# AIM:
Can you restate the lines of the entries below, word for word, from the first one through the line that includes "from bokeh.resources import INLINE"?

[start PROVIDED DATA]

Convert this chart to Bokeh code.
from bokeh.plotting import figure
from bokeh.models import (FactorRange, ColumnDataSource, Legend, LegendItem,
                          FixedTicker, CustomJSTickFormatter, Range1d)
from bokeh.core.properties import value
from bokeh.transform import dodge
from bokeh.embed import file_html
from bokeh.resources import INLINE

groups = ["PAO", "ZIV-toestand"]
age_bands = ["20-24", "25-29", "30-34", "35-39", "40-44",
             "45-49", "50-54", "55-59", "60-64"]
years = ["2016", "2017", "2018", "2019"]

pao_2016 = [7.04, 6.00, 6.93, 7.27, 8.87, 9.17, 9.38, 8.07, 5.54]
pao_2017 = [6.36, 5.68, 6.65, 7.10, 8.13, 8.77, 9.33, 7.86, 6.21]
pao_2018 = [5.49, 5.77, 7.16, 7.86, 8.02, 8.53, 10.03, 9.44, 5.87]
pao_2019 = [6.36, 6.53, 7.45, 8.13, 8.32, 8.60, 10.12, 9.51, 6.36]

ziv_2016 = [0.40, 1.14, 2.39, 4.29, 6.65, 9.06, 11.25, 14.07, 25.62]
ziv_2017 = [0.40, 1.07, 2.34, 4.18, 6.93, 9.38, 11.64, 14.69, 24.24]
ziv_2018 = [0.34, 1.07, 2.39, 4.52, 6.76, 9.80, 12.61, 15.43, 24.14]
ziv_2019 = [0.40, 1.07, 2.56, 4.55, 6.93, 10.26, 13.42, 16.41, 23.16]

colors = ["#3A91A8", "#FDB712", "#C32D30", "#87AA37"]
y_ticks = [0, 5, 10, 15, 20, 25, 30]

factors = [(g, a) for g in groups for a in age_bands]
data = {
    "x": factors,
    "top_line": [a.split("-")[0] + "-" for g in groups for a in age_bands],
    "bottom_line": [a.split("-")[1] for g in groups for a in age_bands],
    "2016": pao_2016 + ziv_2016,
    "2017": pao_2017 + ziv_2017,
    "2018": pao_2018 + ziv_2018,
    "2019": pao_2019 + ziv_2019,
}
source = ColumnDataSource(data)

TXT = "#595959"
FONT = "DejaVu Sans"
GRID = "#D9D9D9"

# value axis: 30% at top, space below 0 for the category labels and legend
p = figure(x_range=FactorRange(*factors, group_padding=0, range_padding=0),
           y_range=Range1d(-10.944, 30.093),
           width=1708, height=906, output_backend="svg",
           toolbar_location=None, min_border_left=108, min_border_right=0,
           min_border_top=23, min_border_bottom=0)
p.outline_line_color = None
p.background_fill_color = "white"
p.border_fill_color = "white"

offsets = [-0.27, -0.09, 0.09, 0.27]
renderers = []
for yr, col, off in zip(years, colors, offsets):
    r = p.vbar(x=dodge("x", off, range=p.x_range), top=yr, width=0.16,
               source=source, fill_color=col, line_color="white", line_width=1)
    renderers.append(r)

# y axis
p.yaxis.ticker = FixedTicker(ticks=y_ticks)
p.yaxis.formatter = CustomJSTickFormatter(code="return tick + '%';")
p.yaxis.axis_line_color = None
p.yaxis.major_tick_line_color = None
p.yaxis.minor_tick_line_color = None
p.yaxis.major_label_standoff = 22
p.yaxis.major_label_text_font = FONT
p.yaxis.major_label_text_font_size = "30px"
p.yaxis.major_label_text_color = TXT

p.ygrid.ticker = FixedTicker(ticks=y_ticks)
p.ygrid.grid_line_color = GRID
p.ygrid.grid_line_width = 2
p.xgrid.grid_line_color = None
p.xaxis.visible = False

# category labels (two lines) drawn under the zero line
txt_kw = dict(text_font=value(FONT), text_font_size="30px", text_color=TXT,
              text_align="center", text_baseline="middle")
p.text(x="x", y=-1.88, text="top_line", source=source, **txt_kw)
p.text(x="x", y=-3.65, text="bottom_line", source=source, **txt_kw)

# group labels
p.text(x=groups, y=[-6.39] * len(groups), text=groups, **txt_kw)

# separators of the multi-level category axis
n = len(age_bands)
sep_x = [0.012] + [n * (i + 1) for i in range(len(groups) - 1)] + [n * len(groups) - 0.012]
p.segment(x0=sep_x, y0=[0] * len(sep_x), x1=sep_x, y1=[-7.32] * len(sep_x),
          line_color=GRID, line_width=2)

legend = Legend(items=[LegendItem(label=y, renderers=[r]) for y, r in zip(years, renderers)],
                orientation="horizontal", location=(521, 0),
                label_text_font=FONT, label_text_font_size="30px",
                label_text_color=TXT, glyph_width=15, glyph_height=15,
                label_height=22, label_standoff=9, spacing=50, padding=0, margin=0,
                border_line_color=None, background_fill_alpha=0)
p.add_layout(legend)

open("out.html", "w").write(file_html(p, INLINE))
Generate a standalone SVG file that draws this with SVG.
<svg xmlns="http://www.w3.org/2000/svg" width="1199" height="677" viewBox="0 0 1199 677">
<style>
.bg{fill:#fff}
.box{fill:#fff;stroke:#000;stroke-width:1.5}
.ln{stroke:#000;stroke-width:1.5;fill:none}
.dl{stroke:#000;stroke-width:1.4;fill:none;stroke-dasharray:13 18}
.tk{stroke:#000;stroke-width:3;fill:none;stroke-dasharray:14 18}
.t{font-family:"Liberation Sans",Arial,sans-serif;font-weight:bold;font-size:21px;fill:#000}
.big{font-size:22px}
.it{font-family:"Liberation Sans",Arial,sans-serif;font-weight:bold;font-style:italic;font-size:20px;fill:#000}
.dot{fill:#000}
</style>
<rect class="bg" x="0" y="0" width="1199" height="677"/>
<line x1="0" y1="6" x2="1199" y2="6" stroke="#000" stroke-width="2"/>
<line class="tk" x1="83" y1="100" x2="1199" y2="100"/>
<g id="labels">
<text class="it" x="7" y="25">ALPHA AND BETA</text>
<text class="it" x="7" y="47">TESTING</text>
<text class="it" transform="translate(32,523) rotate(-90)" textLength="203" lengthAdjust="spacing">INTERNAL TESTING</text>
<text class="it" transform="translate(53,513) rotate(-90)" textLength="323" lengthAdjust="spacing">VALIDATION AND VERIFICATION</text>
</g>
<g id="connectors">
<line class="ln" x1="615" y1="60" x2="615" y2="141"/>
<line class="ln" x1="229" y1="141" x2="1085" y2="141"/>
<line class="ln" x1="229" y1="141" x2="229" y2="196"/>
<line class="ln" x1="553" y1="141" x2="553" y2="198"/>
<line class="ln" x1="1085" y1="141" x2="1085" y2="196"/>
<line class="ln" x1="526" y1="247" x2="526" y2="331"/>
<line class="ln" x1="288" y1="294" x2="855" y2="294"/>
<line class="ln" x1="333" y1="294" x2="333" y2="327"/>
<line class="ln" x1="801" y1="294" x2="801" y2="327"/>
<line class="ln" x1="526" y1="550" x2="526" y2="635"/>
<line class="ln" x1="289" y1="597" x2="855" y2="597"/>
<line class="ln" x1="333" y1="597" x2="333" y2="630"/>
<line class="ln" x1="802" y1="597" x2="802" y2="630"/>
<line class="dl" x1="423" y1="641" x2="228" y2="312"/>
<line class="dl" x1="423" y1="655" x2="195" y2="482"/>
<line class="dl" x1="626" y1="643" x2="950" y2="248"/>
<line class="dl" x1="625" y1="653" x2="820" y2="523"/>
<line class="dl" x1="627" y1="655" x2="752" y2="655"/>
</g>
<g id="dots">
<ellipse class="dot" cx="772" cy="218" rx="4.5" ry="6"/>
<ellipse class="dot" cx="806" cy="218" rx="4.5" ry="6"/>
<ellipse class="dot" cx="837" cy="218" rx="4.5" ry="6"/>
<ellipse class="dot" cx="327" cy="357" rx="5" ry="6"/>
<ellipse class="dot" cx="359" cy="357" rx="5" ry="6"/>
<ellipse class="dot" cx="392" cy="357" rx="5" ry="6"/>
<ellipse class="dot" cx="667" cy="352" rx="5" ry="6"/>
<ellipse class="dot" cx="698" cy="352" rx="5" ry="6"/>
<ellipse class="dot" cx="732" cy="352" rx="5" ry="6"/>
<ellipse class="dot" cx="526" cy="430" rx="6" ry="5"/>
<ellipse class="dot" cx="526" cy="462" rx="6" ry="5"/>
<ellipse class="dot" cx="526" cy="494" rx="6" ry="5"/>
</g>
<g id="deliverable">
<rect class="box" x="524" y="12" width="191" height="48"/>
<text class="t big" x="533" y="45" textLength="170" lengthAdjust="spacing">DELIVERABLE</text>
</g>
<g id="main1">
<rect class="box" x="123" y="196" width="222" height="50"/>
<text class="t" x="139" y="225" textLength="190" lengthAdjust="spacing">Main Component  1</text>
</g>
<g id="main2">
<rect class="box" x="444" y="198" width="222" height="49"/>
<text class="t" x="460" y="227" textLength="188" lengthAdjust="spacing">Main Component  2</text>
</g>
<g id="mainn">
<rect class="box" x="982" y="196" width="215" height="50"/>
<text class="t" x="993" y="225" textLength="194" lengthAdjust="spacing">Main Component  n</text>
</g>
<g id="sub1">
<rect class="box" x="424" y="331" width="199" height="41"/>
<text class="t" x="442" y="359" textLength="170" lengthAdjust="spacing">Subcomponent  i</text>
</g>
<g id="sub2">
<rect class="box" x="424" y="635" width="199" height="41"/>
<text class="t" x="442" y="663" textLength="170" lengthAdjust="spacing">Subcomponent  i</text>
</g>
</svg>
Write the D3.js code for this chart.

[end PROVIDED DATA]

# SOLVED EXERCISE:
Convert this chart to Bokeh code.
from bokeh.plotting import figure
from bokeh.models import (FactorRange, ColumnDataSource, Legend, LegendItem,
                          FixedTicker, CustomJSTickFormatter, Range1d)
from bokeh.core.properties import value
from bokeh.transform import dodge
from bokeh.embed import file_html
from bokeh.resources import INLINE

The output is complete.